Sotheby's bleibt halbherzig

■ Ausstellung im Schloß, Büro in Mitte, doch keine Auktionen

Vier Tage gewährt das Auktionshaus Sotheby's den Berlinern, unter den Highlights der Londoner und New Yorker Herbstauktionen einen, dem künftigen Hauptstädter und Kulturmetropolisten adäquaten, Wandschmuck auszuwählen. Von Dienstag bis Freitag präsentiert das amerikanisch-britische Unternehmen in einer Sonderschau anläßlich der Eröffnung seiner Berliner Filiale Gemälde internationaler Markenkünstler im Schloß Charlottenburg. Bevor Monet, Kandinsky, Lichtenstein, Picasso, Kirchner, Rauschenberg, Rothko, Cy Twombly, Nolde, Munch und Kollegen in New York und London unter den Hammer kommen, können die deutschen Interessenten Flugkosten sparen und schon in Charlottenburg eine Vorauswahl treffen, um im Herbst per Telefon die zwischen 300.000 und 6Millionen Mark teuren Arbeiten zu ersteigern.

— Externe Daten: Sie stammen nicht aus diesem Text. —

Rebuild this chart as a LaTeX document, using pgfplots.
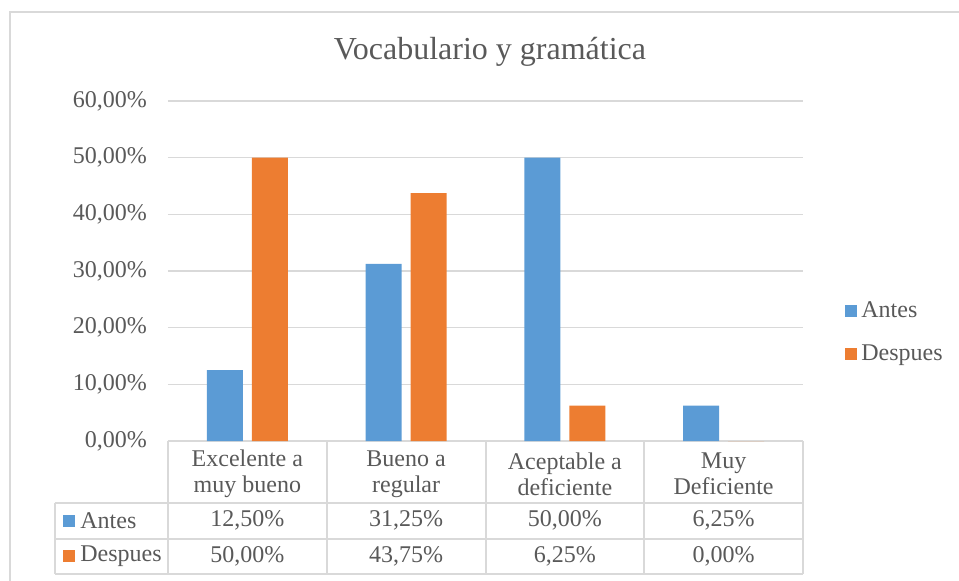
\documentclass[border=0pt]{standalone}
\usepackage{pgfplots}
\pgfplotsset{compat=1.18}
\usepackage{fontspec}
\setmainfont{Liberation Serif}

\definecolor{cblue}{HTML}{5B9BD5}
\definecolor{corange}{HTML}{ED7D31}
\definecolor{cgrid}{HTML}{D9D9D9}
\definecolor{ctext}{HTML}{595959}

\newcommand{\lbl}{\fontsize{12}{13}\selectfont}

\begin{document}
\begin{tikzpicture}
% page = 959 x 580 px, 1 px = 0.5 pt, plot area lower left at px (168,441)
\useasboundingbox (-84pt,-69.5pt) rectangle (395.5pt,220.5pt);
\begin{axis}[
    scale only axis, width=317.5pt, height=170pt,
    xmin=0, xmax=4, ymin=0, ymax=60,
    ybar=4.5pt, bar width=18pt,
    axis line style={draw=none}, major tick length=0pt,
    ymajorgrids=true, grid style={cgrid, line width=0.75pt},
    xtick={0.5,1.5,2.5,3.5},
    xticklabels={{Excelente a\\muy bueno},{Bueno a\\regular},{Aceptable a\\deficiente},{Muy\\Deficiente}},
    xticklabel style={align=center, anchor=center, yshift=-16.5pt},
    ytick={0,10,...,60},
    yticklabels={{0,00\%},{10,00\%},{20,00\%},{30,00\%},{40,00\%},{50,00\%},{60,00\%}},
    yticklabel style={xshift=-7pt},
    tick label style={font=\lbl, text=ctext},
    legend style={draw=none, fill=none, inner sep=0pt, font=\lbl, text=ctext,
                  at={(axis description cs:1,0.3195)}, anchor=west, xshift=21pt,
                  row sep=8.25pt, cells={anchor=west}},
    legend image code/.code={\fill[#1] (0pt,-3pt) rectangle (6pt,3pt);},
  ]
\addplot[fill=cblue, draw=none] coordinates {(0.5,12.5) (1.5,31.25) (2.5,50) (3.5,6.25)};
\addlegendentry{Antes}
\addplot[fill=corange, draw=none] coordinates {(0.5,50) (1.5,43.75) (2.5,6.25) (3.5,0)};
\addlegendentry{Despues}
\end{axis}

\begin{scope}[x=0.5pt, y=-0.5pt, shift={(-84pt,220.5pt)}]
  % chart frame (right and bottom lie off the page)
  \draw[cgrid, line width=1pt] (10,12) rectangle (975,600);
  % title
  \node[text=ctext, font=\fontsize{16}{18}\selectfont] at (490,52) {Vocabulario y gramática};
  % data table
  \begin{scope}[cgrid, line width=1pt]
    \foreach \xx in {168,326.75,485.5,644.25,803} \draw (\xx,441) -- (\xx,574);
    \draw (55,503) -- (55,574);
    \foreach \yy in {503,538.5,574} \draw (55,\yy) -- (803,\yy);
  \end{scope}
  \fill[cblue] (63,514.5) rectangle (75,526.5);
  \fill[corange] (63,550) rectangle (75,562);
  \begin{scope}[font=\lbl, text=ctext]
    \node[anchor=west, inner sep=0pt] at (80,520.5) {Antes};
    \node[anchor=west, inner sep=0pt] at (80,556) {Despues};
    \node at (247.4,520.5) {12,50\%};
    \node at (406.1,520.5) {31,25\%};
    \node at (564.9,520.5) {50,00\%};
    \node at (723.6,520.5) {6,25\%};
    \node at (247.4,556) {50,00\%};
    \node at (406.1,556) {43,75\%};
    \node at (564.9,556) {6,25\%};
    \node at (723.6,556) {0,00\%};
  \end{scope}
\end{scope}
\end{tikzpicture}
\end{document}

Christoph Graf Douglas, der deutsche Geschäftsführer von Sotheby's, hingegen sieht in der Ausstellung, wie er am Samstag verkündete, eine Gelegenheit, sein Unternehmen vor allem als »Bilderreisebüro« vorzustellen. Die Betonung des »Touristischen« könnte als taktlose Anspielung auf die vom Grafen offenbar vermutete fehlende finanzielle Potenz der Berliner Haushalte mißverstanden werden. Auch die Ankündigung Sotheby's, in dem 250 Quadratmeter großen Büro, das seine Arbeit heute aufnimmt, zwar den üblichen Service anzubieten, jedoch keine Auktionen durchzuführen, stärkt den Verdacht, daß das Engagement des 1744 gegründeten Hauses nur ein halbherziges ist.

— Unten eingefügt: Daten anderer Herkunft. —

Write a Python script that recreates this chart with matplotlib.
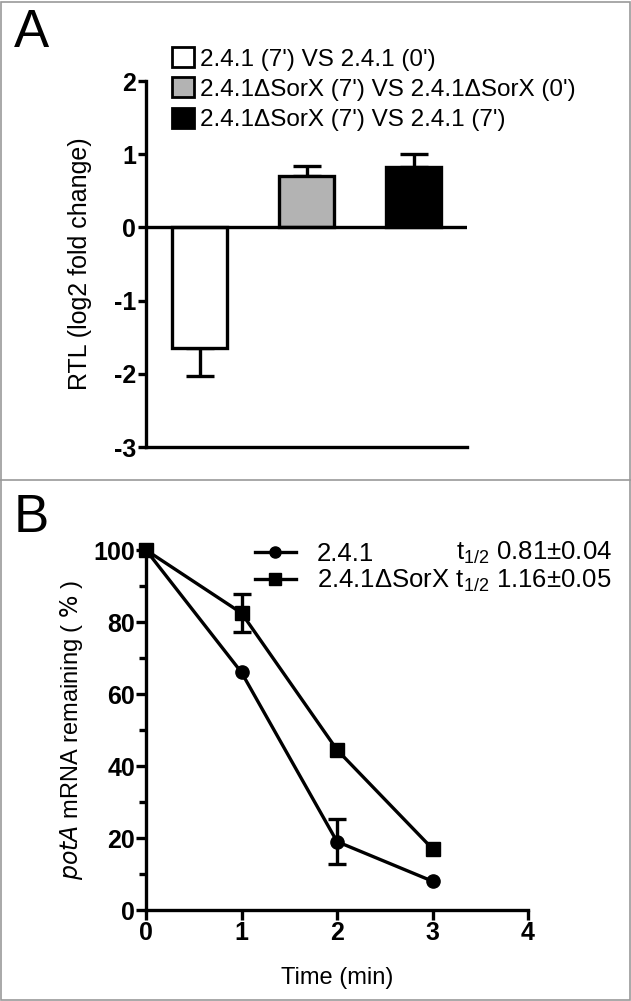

Der Berliner Sitz der Firma ist das Palais am Festungsgraben im historischen Zentrum der Stadt. Das Haus hinter Karl Friedrich Schinkels Neuer Wache beherbergte bis 1945 das Preußische Finanzministerium. Von 1947 an war das Palais Sitz des Hauses der deutsch- sowjetischen Freundschaft. Jetziger Besitzer ist die Interclub GmbH. Die übrigen Räume sind an Salomon Brothers, New York, und Barclays Bank, London, vermietet. Sotheby's verfügt bereits über erste Kontakte zu privaten Sammlern in der ehemaligen DDR. Diesen will das Berliner Büro hilfreich und beratend zur Seite stehen. So können im Palais Einlieferungen für Auktionen entgegengenommen, Sammlungen und Einzelstücke kostenlos geschätzt, Kataloge eingesehen und Gebote aufgegeben werden. a.m.